En su reciente viaje a Chipre y Grecia, el Sucesor de Pedro nos ha recordado y ha puesto ante nuestros ojos y ante nuestro corazón el fenómeno migratorio. Este exige respuestas claras y coherentes, que salven y promuevan la dignidad y la seguridad de las personas que llegan a nuestras fronteras.
Hoy vemos a hombres y mujeres, a familias enteras con sus hijos, provenientes de las regiones más pobres, que huyen del hambre y la guerra y vienen a tocar las puertas de Europa en situaciones muy precarias, buscando mejores condiciones de vida y un futuro.

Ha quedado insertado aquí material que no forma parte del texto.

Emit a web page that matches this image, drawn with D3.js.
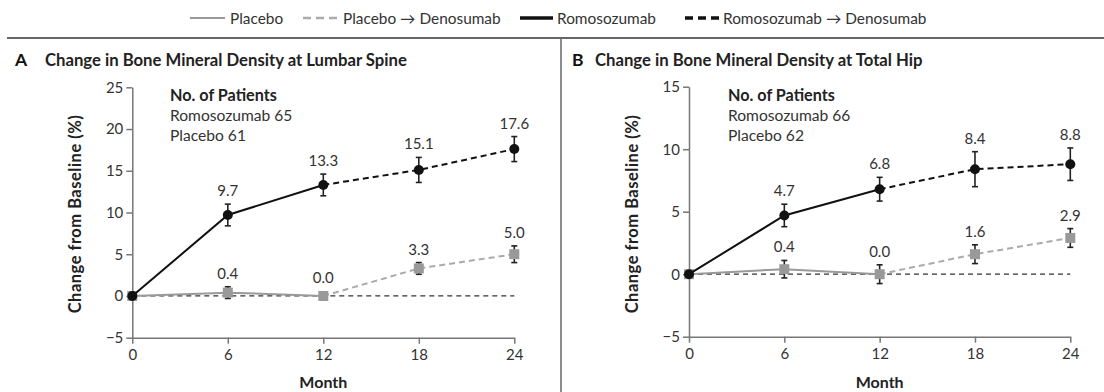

Como subrayó Francisco en Mitilene, son «comprensibles» y normales «los temores y las inseguridades, las dificultades y los peligros» que esto provoca, sobre todo cuando estamos inmersos en una crisis económica y social por la pandemia, pero la mayoría de estos miedos se diluyen cuando miramos a los migrantes a los ojos y vemos en ellos a personas como nosotros, a hijos de Dios y hermanos nuestros con sus sueños y proyectos. Los problemas, en palabras del Papa, no se resuelven «levantando barreras» ni mirando para otro lado o lavándose las manos, sino «uniendo fuerzas para hacerse cargo de los demás según las posibilidades reales de cada uno y en el respeto de la legalidad, poniendo siempre en primer lugar el valor irrenunciable de la vida de todo hombre, de toda mujer, de toda persona».
La tarea de la Iglesia es precisamente la de romper esos muros y tender puentes. Los creyentes sabemos que Dios nos ama, que hemos sido creados a su imagen y semejanza, y que le ofendemos cuando dejamos a un hermano «amerced de las olas, en la marea de la indiferencia, a veces justificada incluso en nombre de presuntos valores cristianos», en expresión del Pontífice. Nuestro estilo tiene que ser «el estilo de Dios: cercanía, compasión y ternura». Como os he dicho en otras cartas semanales, hemos de dar pasos decididos para construir la cultura del encuentro, frente a las actitudes de defensa y de recelo, o de desinterés. Hemos de construir un mundo más fraterno, en el que no cabe la intolerancia, sino que hay respeto y solidaridad.
En la Biblia, en el libro del Deuteronomio, Dios nos manda acoger al migrante, al extranjero. La acogida y la integración están en el núcleo del mensaje cristiano, como también recuerda Jesús cuando nos dice que «fui forastero y me hospedasteis». Hoy está en juego el rostro de nuestra sociedad: ¿damos valor a cada vida?, ¿somos conscientes de que el progreso de un pueblo no está solamente en el desarrollo tecnológico o económico? Y yo, ¿soy capaz de conmoverme ante alguien que llama a mi puerta?, ¿construyo mi vida al margen de la realidad y del sufrimiento de los demás? Una sociedad sin corazón pierde la capacidad de compasión. Y una sociedad que no tiene compasión no crea futuro, es estéril.
En estos días de la visita del Papa Francisco, viéndole entre los refugiados en Lesbos, recordaba la parábola del Buen Samaritano y me hacía estas dos preguntas: ¿puedo permanecer indiferente ante la migración?, ¿doy rodeos como varios de los que aparecen en la parábola y huyo de esta realidad sufriente? Cuando alguien sufre, en el margen del camino, podemos pasar de largo, mirar para otro lado, y seguir como si no pasara nada. O podemos detenernos, escucharlo, curar sus heridas y acompañarlo. Cuánto bien me hace recordar aquellas palabras de Jesús: «¡Ánimo, soy yo, no tengáis miedo!». Ante la realidad de los migrantes, percibo que hemos de hacerlas nuestras. Acerquémonos a quienes llegan con la identidad propia de un discípulo de Cristo, que tiene la vida del Señor en él y dice a quien encuentra: «¡Ánimo, soy tu hermano, no tengas miedo!».
La experiencia de mi vida me indica que hay que conocer para comprender. Cuando se conoce y se ve toda la realidad en su contexto, se comprende mejor. No hablemos solamente de datos o de números, sino de personas, con historias reales. Esa es la manera de hacernos prójimos y de servir con el amor del Señor.